Bhagat Singh is seen as the quintessential nationalist who paid with his life for avenging the death of another “Hindu” nationalist, Lala Lajpat Rai. Singh and his comrade Chandra Shekhar Azad formed part of the core of the Hindustan Socialist Republican Army. He threw bombs in the Central Legislative Assembly and courted arrest. He refused to seek pardon when sentenced to death. He emerges as a figure who is nothing if not a militant nationalist.

The revolutionary: And yet, Bhagat Singh is not the militant nationalist in the sense popular culture has constructed him. His final act of throwing bombs in the assembly was not only for some “nationalist” cause, but mainly to protest the Public Safety Bill and the Trade Disputes Bill – the latter sought to strip workers of their rights and crush their protests. It’s crucial to keep in mind the content of protest, especially in these times when governments are introducing new laws to deprive workers of their rights and outlaw attempts to even protest such curtailment, apart from using laws like The Unlawful Activities (Prevention) Act to suppress all popular movements. The legacy of Bhagat Singh’s protest would be honoured only if we oppose governments and the State, which stand on the side of capital at the cost of the well-being of the working masses.

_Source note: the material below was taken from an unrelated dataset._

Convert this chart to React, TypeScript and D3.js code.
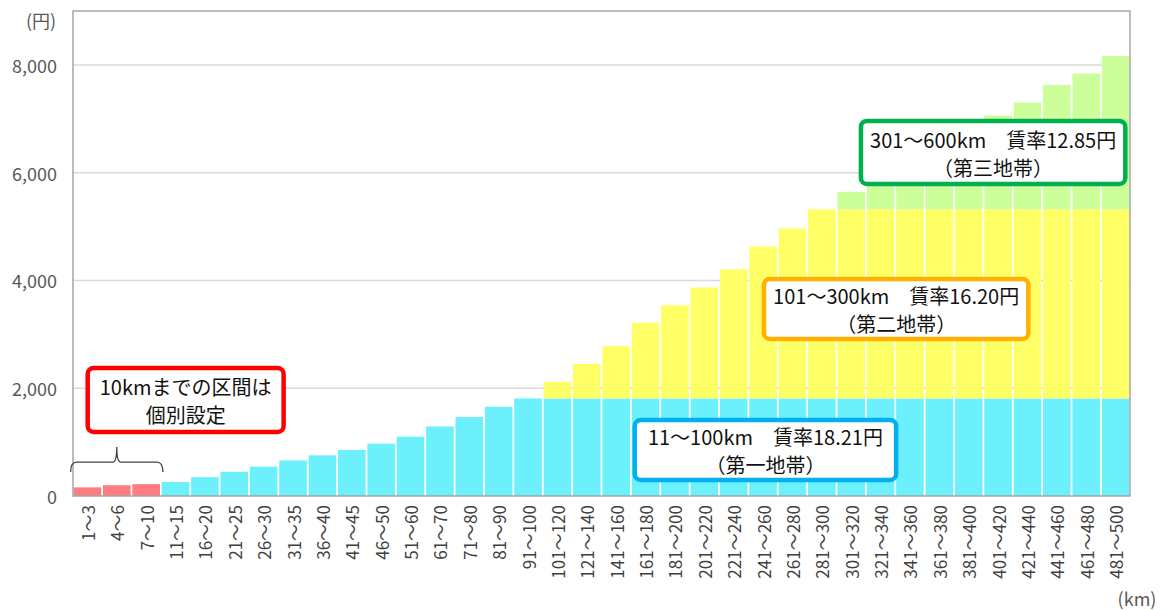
import React from 'react';
import * as d3 from 'd3';

// distance bands (km)
const categories = [
  '1～3', '4～6', '7～10', '11～15', '16～20', '21～25', '26～30', '31～35', '36～40',
  '41～45', '46～50', '51～60', '61～70', '71～80', '81～90', '91～100',
  '101～120', '121～140', '141～160', '161～180', '181～200', '201～220', '221～240',
  '241～260', '261～280', '281～300', '301～320', '321～340', '341～360', '361～380',
  '381～400', '401～420', '421～440', '441～460', '461～480', '481～500',
];

// bands set individually (up to 10km)
const individual = ['1～3', '4～6', '7～10'];

// fare portion per zone (yen)
const zone1 = [
  160, 200, 220, 260, 350, 450, 545, 660, 755, 855, 970, 1100, 1290, 1465, 1655, 1810,
  1810, 1810, 1810, 1810, 1810, 1810, 1810, 1810, 1810, 1810,
  1810, 1810, 1810, 1810, 1810, 1810, 1810, 1810, 1810, 1810,
];
const zone2 = [
  0, 0, 0, 0, 0, 0, 0, 0, 0, 0, 0, 0, 0, 0, 0, 0,
  310, 640, 970, 1405, 1730, 2060, 2395, 2820, 3155, 3510,
  3510, 3510, 3510, 3510, 3510, 3510, 3510, 3510, 3510, 3510,
];
const zone3 = [
  0, 0, 0, 0, 0, 0, 0, 0, 0, 0, 0, 0, 0, 0, 0, 0,
  0, 0, 0, 0, 0, 0, 0, 0, 0, 0,
  325, 600, 880, 1170, 1450, 1740, 1980, 2305, 2520, 2845,
];

const yTicks = [0, 2000, 4000, 6000, 8000];

const W = 1167;
const H = 610;
const margin = { top: 11, right: 37, bottom: 114, left: 73 };

const FONT = '"Noto Sans CJK JP", "Noto Sans", sans-serif';

const App = () => {
  const x = d3.scaleBand()
    .domain(categories)
    .range([margin.left, W - margin.right])
    .paddingInner(0.06)
    .paddingOuter(0.02);

  const y = d3.scaleLinear()
    .domain([0, 9000])
    .range([H - margin.bottom, margin.top]);

  const rows = categories.map((c, i) => ({ cat: c, z1: zone1[i], z2: zone2[i], z3: zone3[i] }));
  const stack = d3.stack().keys(['z1', 'z2', 'z3'])(rows as any);

  const colorFor = (key: string, cat: string) => {
    if (key === 'z1') return individual.includes(cat) ? '#ff7c80' : '#6cf0fc';
    if (key === 'z2') return '#ffff66';
    return '#ccff99';
  };

  // position in band units (0 = left edge of first band)
  const xAt = (f: number) => x.range()[0] + x.step() * x.paddingOuter() + f * x.step();

  // annotation boxes: band positions and values
  const notes = [
    { x0: 0.48, x1: 7.15, v0: 2376, v1: 1188, color: '#ff0000', lines: ['10kmまでの区間は', '個別設定'] },
    { x0: 19.1, x1: 28.0, v0: 1411, v1: 297, color: '#00b0f0', lines: ['11～100km\u3000賃率18.21円', '（第一地帯）'] },
    { x0: 23.5, x1: 32.5, v0: 4028, v1: 2914, color: '#ffb000', lines: ['101～300km\u3000賃率16.20円', '（第二地帯）'] },
    { x0: 26.8, x1: 35.8, v0: 6961, v1: 5791, color: '#00b050', lines: ['301～600km\u3000賃率12.85円', '（第三地帯）'] },
  ];

  // bracket over the individually set bands
  const bL = (x(individual[0]) as number) - 3;
  const bR = (x(individual[individual.length - 1]) as number) + x.bandwidth() + 3;
  const bM = (bL + bR) / 2;
  const bY = y(630);
  const bracket = `M${bL},${bY + 10} Q${bL},${bY} ${bL + 6},${bY} L${bM - 4},${bY} Q${bM},${bY} ${bM},${bY - 15}`
    + ` Q${bM},${bY} ${bM + 4},${bY} L${bR - 6},${bY} Q${bR},${bY} ${bR},${bY + 10}`;

  const x0 = x.range()[0];
  const x1 = x.range()[1];

  return (
    <svg width={W} height={H} style={{ position: 'absolute', left: 0, top: 0, background: '#fff' }} fontFamily={FONT}>
      {/* gridlines */}
      {yTicks.filter(t => t > 0).map(t => (
        <line key={t} x1={x0} x2={x1} y1={y(t)} y2={y(t)} stroke="#d9d9d9" strokeWidth={1.5} />
      ))}

      {/* bars */}
      {stack.map(layer => (
        <g key={layer.key}>
          {layer.map((d: any, i: number) => (
            d[1] - d[0] > 0 ? (
              <rect key={i}
                x={x(categories[i])}
                width={x.bandwidth()}
                y={y(d[1])}
                height={y(d[0]) - y(d[1])}
                fill={colorFor(layer.key, categories[i])} />
            ) : null
          ))}
        </g>
      ))}

      {/* frame */}
      <rect x={x0} y={y(9000)} width={x1 - x0} height={y(0) - y(9000)} fill="none" stroke="#a6a6a6" strokeWidth={1.5} />

      {/* y axis labels */}
      {yTicks.map(t => (
        <text key={t} x={x0 - 16} y={y(t)} textAnchor="end" dominantBaseline="central" fontSize={18} fill="#595959">
          {d3.format(',')(t)}
        </text>
      ))}
      <text x={41} y={20} textAnchor="middle" dominantBaseline="central" fontSize={18} fill="#595959">(円)</text>

      {/* x axis labels */}
      {categories.map(c => (
        <text key={c}
          transform={`translate(${(x(c) as number) + x.bandwidth() / 2},${y(0) + 9}) rotate(-90)`}
          textAnchor="end" dominantBaseline="central" fontSize={17} fill="#404040">
          {c}
        </text>
      ))}
      <text x={1137} y={598} textAnchor="middle" dominantBaseline="central" fontSize={18} fill="#595959">(km)</text>

      {/* bracket */}
      <path d={bracket} fill="none" stroke="#404040" strokeWidth={1.3} />

      {/* annotation boxes */}
      {notes.map((n, i) => {
        const left = xAt(n.x0);
        const right = xAt(n.x1);
        const top = y(n.v0);
        const bottom = y(n.v1);
        const cx = (left + right) / 2;
        const cy = (top + bottom) / 2;
        return (
          <g key={i}>
            <rect x={left} y={top} width={right - left} height={bottom - top} rx={6}
              fill="#fff" stroke={n.color} strokeWidth={4.5} />
            <text x={cx} y={cy - 13} textAnchor="middle" dominantBaseline="central" fontSize={20} fill="#111">{n.lines[0]}</text>
            <text x={cx} y={cy + 15} textAnchor="middle" dominantBaseline="central" fontSize={20} fill="#111">{n.lines[1]}</text>
          </g>
        );
      })}
    </svg>
  );
};

export default App;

His slogan was “Inquilab Zindabad”. “Inquilab”, which means revolution, is not a word from the nationalist lexicon. In a letter to the editor of theModern Review, who had criticised the slogan “Inquilab Zindabad”, Bhagat Singh and fellow revolutionary Batukeshwar Dutt explained that the cry of “Long Live the Revolution” never meant a ceaseless armed battle or a permanent state of anarchy, that bombs or pistols cannot be a synonym of revolution, even if in certain conditions they might be an important means to a desirable end.

Revolution is a desire for transformation to achieve progress. Very often, people tend to get stuck in ordinary, secure traditions and the mere thought of change frightens them. It develops into an inertia which shackles the movement of society and becomes an obstruction. Revolution is, therefore, essential to the growth of humanity. It is a call for constant renewal. Old must give way to the new.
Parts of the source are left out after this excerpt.